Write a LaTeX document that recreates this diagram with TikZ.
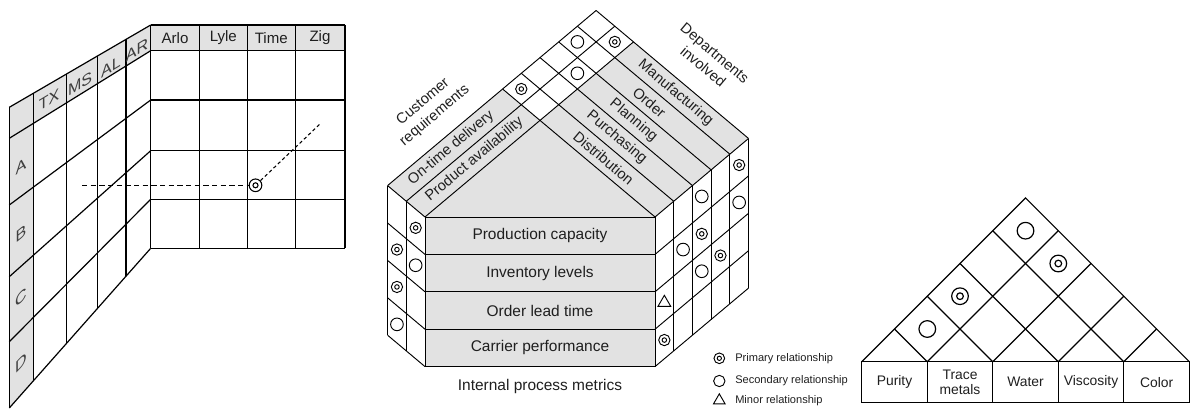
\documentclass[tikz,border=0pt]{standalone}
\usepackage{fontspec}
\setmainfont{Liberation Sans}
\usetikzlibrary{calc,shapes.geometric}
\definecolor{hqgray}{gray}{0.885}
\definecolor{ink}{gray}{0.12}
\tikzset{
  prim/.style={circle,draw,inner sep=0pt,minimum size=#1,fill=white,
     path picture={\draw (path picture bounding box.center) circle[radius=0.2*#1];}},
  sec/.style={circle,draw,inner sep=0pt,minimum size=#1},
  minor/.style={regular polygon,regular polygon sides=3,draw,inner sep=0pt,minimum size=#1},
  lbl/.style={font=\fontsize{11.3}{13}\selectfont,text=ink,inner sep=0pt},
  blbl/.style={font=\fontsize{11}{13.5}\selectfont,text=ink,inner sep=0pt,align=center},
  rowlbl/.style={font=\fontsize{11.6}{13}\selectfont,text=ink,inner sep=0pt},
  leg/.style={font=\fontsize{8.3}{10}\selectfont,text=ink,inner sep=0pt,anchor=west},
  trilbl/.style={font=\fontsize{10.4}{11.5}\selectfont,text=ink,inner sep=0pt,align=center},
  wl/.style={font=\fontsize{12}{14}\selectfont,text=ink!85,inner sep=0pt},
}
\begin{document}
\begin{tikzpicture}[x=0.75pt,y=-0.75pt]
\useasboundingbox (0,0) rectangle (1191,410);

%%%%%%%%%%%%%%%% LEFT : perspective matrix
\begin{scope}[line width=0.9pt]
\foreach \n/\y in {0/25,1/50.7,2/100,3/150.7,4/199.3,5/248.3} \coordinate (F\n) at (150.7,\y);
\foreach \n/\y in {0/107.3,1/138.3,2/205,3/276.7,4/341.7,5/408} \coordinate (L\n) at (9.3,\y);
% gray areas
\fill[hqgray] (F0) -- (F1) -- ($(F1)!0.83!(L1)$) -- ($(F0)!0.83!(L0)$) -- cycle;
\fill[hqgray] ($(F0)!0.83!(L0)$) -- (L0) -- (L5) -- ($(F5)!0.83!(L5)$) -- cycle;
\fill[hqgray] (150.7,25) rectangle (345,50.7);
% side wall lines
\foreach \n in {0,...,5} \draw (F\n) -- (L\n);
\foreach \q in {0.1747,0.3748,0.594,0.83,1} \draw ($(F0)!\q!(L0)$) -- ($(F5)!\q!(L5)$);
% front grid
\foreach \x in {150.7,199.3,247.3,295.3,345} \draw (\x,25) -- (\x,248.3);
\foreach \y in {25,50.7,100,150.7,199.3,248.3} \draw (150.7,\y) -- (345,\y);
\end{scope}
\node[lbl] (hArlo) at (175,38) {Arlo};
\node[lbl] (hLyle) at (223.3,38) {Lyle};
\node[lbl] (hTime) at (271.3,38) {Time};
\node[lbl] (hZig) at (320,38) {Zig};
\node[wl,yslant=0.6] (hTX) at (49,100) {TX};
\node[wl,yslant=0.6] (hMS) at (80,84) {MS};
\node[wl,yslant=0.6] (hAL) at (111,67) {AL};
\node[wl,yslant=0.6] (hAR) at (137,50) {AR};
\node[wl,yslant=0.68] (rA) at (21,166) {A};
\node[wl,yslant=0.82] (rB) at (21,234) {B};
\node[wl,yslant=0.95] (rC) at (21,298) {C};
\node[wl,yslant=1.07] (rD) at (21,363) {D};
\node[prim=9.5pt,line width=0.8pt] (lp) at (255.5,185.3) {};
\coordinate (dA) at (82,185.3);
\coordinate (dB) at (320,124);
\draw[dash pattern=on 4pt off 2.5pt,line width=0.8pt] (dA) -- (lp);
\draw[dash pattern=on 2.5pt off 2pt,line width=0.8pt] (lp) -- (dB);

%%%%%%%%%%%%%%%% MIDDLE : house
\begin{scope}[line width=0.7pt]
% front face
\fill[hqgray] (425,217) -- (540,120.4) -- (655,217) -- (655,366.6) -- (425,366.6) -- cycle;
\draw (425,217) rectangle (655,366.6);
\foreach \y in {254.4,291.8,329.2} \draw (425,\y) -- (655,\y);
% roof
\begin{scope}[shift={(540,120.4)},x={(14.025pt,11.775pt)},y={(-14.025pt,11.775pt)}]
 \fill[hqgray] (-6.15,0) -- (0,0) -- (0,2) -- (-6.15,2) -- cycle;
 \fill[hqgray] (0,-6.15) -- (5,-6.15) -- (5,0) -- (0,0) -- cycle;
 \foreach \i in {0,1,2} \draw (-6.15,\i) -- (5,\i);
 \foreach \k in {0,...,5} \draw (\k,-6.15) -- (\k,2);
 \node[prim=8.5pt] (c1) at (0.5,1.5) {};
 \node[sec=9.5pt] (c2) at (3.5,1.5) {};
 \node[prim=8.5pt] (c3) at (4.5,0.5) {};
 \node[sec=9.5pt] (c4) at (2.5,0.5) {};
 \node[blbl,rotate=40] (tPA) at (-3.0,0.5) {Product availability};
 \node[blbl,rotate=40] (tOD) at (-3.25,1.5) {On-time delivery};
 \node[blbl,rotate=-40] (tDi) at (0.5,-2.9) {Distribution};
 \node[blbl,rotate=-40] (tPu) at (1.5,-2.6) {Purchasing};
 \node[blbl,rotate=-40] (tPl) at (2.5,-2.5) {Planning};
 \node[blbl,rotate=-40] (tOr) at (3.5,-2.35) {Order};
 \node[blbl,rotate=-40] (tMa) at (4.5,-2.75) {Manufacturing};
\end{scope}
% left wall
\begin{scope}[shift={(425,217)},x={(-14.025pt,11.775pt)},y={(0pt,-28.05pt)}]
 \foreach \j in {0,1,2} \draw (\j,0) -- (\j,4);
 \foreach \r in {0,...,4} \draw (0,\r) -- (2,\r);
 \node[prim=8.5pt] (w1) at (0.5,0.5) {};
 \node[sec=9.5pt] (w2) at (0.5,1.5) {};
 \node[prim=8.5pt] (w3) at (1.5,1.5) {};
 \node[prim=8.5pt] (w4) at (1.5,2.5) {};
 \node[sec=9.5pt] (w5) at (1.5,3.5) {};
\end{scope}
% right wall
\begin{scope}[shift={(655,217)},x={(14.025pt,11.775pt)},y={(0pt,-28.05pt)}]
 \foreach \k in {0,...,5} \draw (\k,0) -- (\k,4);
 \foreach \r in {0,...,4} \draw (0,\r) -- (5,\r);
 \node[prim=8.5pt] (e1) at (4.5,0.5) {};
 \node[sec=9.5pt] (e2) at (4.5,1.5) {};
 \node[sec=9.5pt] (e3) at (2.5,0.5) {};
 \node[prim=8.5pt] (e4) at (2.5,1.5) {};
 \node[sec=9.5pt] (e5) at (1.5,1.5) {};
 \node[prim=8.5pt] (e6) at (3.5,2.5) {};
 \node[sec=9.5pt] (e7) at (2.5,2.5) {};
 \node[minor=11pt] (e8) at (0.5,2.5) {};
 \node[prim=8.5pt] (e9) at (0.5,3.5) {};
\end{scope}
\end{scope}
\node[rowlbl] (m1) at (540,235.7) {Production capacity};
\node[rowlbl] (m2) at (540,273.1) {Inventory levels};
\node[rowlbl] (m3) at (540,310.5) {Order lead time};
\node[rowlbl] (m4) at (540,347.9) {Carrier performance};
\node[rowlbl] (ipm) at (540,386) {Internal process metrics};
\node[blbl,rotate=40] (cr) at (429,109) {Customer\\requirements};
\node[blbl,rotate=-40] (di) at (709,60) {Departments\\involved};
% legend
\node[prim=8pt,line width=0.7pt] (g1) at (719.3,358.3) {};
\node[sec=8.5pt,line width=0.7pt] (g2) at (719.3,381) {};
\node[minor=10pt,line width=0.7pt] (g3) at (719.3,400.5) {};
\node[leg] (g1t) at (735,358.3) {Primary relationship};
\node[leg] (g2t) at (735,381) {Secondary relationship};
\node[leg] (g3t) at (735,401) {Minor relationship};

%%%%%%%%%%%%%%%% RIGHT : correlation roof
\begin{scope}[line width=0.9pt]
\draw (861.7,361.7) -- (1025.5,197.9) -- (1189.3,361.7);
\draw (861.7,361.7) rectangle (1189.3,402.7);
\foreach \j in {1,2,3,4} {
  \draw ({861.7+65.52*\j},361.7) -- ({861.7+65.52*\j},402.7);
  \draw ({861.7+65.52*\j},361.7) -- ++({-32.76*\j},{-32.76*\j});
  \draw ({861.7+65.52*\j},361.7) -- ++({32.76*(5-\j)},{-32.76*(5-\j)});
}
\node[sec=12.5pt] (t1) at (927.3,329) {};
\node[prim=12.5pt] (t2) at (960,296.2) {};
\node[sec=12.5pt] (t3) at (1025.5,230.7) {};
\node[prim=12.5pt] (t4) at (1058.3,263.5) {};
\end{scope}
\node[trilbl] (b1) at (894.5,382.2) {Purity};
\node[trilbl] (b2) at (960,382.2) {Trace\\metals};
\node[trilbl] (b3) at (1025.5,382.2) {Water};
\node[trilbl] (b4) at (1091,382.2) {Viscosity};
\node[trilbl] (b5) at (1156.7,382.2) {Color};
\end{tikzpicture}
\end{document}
————————
SET PROBLEM:
From the first line above down to the line with "(0,0) rectangle (1191,410);", reproduce every line and no others, omitting pictures.

SOLVED EXERCISE:
Write a LaTeX document that recreates this diagram with TikZ.
\documentclass[tikz,border=0pt]{standalone}
\usepackage{fontspec}
\setmainfont{Liberation Sans}
\usetikzlibrary{calc,shapes.geometric}
\definecolor{hqgray}{gray}{0.885}
\definecolor{ink}{gray}{0.12}
\tikzset{
  prim/.style={circle,draw,inner sep=0pt,minimum size=#1,fill=white,
     path picture={\draw (path picture bounding box.center) circle[radius=0.2*#1];}},
  sec/.style={circle,draw,inner sep=0pt,minimum size=#1},
  minor/.style={regular polygon,regular polygon sides=3,draw,inner sep=0pt,minimum size=#1},
  lbl/.style={font=\fontsize{11.3}{13}\selectfont,text=ink,inner sep=0pt},
  blbl/.style={font=\fontsize{11}{13.5}\selectfont,text=ink,inner sep=0pt,align=center},
  rowlbl/.style={font=\fontsize{11.6}{13}\selectfont,text=ink,inner sep=0pt},
  leg/.style={font=\fontsize{8.3}{10}\selectfont,text=ink,inner sep=0pt,anchor=west},
  trilbl/.style={font=\fontsize{10.4}{11.5}\selectfont,text=ink,inner sep=0pt,align=center},
  wl/.style={font=\fontsize{12}{14}\selectfont,text=ink!85,inner sep=0pt},
}
\begin{document}
\begin{tikzpicture}[x=0.75pt,y=-0.75pt]
\useasboundingbox (0,0) rectangle (1191,410);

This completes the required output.